> THE EXERCISE:
Leave out all pictures. Return exactly the lines from the top of the material through the line containing "const arc = d3.arc().innerRadius(0).outerRadius(r);".

************

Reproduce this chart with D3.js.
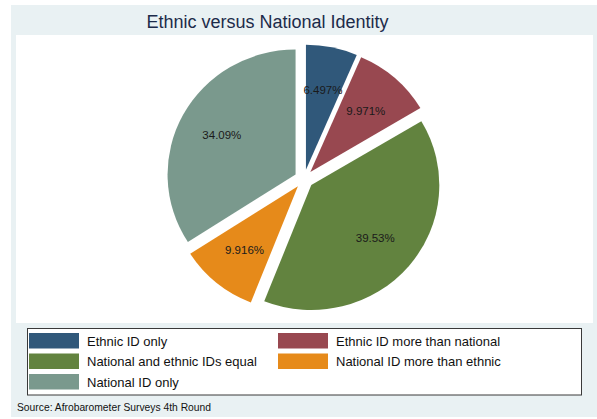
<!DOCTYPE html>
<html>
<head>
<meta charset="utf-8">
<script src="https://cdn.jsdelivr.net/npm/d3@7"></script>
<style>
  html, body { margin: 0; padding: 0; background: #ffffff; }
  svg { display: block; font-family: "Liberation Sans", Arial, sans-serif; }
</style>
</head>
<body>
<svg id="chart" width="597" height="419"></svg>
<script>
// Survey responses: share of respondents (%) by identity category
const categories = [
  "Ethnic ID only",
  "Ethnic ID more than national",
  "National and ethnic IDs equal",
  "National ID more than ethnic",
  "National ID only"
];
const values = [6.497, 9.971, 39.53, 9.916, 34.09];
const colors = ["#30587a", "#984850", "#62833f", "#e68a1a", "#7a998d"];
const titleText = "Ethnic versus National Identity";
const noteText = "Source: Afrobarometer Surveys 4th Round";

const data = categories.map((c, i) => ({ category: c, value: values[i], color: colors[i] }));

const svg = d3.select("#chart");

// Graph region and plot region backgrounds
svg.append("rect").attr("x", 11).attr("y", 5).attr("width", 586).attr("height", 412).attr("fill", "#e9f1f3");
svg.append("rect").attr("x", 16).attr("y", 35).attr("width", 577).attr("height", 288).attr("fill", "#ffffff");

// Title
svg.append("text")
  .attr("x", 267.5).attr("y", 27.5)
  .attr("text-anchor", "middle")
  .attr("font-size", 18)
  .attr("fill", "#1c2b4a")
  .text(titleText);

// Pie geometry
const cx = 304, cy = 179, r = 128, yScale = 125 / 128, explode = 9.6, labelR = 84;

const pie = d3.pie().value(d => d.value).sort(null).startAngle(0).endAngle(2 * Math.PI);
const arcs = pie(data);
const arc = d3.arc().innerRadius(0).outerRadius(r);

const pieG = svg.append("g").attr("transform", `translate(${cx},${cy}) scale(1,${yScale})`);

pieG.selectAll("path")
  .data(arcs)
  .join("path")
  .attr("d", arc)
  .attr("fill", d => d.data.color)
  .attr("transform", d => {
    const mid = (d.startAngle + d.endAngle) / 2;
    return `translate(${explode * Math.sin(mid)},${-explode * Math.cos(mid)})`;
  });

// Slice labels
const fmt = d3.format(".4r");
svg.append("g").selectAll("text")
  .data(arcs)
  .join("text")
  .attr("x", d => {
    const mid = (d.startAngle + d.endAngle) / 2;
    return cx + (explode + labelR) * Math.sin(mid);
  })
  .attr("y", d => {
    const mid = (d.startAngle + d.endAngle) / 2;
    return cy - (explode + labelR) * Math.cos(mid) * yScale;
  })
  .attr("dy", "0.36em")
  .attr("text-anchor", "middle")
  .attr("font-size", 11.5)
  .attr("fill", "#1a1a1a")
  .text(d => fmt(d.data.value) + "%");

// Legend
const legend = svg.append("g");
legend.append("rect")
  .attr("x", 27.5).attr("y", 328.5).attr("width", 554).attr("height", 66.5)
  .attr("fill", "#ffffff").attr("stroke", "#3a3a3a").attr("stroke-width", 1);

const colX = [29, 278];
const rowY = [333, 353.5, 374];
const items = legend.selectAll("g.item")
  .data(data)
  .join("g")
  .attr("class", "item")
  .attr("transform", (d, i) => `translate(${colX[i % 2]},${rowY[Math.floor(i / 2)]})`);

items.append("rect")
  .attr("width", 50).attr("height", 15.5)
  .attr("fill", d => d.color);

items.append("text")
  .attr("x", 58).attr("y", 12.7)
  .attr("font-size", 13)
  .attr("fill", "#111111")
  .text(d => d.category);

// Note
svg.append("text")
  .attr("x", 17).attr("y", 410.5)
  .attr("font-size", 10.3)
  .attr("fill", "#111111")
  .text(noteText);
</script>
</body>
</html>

************

> TASK RESPONSE:
Reproduce this chart with D3.js.
<!DOCTYPE html>
<html>
<head>
<meta charset="utf-8">
<script src="https://cdn.jsdelivr.net/npm/d3@7"></script>
<style>
  html, body { margin: 0; padding: 0; background: #ffffff; }
  svg { display: block; font-family: "Liberation Sans", Arial, sans-serif; }
</style>
</head>
<body>
<svg id="chart" width="597" height="419"></svg>
<script>
// Survey responses: share of respondents (%) by identity category
const categories = [
  "Ethnic ID only",
  "Ethnic ID more than national",
  "National and ethnic IDs equal",
  "National ID more than ethnic",
  "National ID only"
];
const values = [6.497, 9.971, 39.53, 9.916, 34.09];
const colors = ["#30587a", "#984850", "#62833f", "#e68a1a", "#7a998d"];
const titleText = "Ethnic versus National Identity";
const noteText = "Source: Afrobarometer Surveys 4th Round";

const data = categories.map((c, i) => ({ category: c, value: values[i], color: colors[i] }));

const svg = d3.select("#chart");

// Graph region and plot region backgrounds
svg.append("rect").attr("x", 11).attr("y", 5).attr("width", 586).attr("height", 412).attr("fill", "#e9f1f3");
svg.append("rect").attr("x", 16).attr("y", 35).attr("width", 577).attr("height", 288).attr("fill", "#ffffff");

// Title
svg.append("text")
  .attr("x", 267.5).attr("y", 27.5)
  .attr("text-anchor", "middle")
  .attr("font-size", 18)
  .attr("fill", "#1c2b4a")
  .text(titleText);

// Pie geometry
const cx = 304, cy = 179, r = 128, yScale = 125 / 128, explode = 9.6, labelR = 84;

const pie = d3.pie().value(d => d.value).sort(null).startAngle(0).endAngle(2 * Math.PI);
const arcs = pie(data);
const arc = d3.arc().innerRadius(0).outerRadius(r);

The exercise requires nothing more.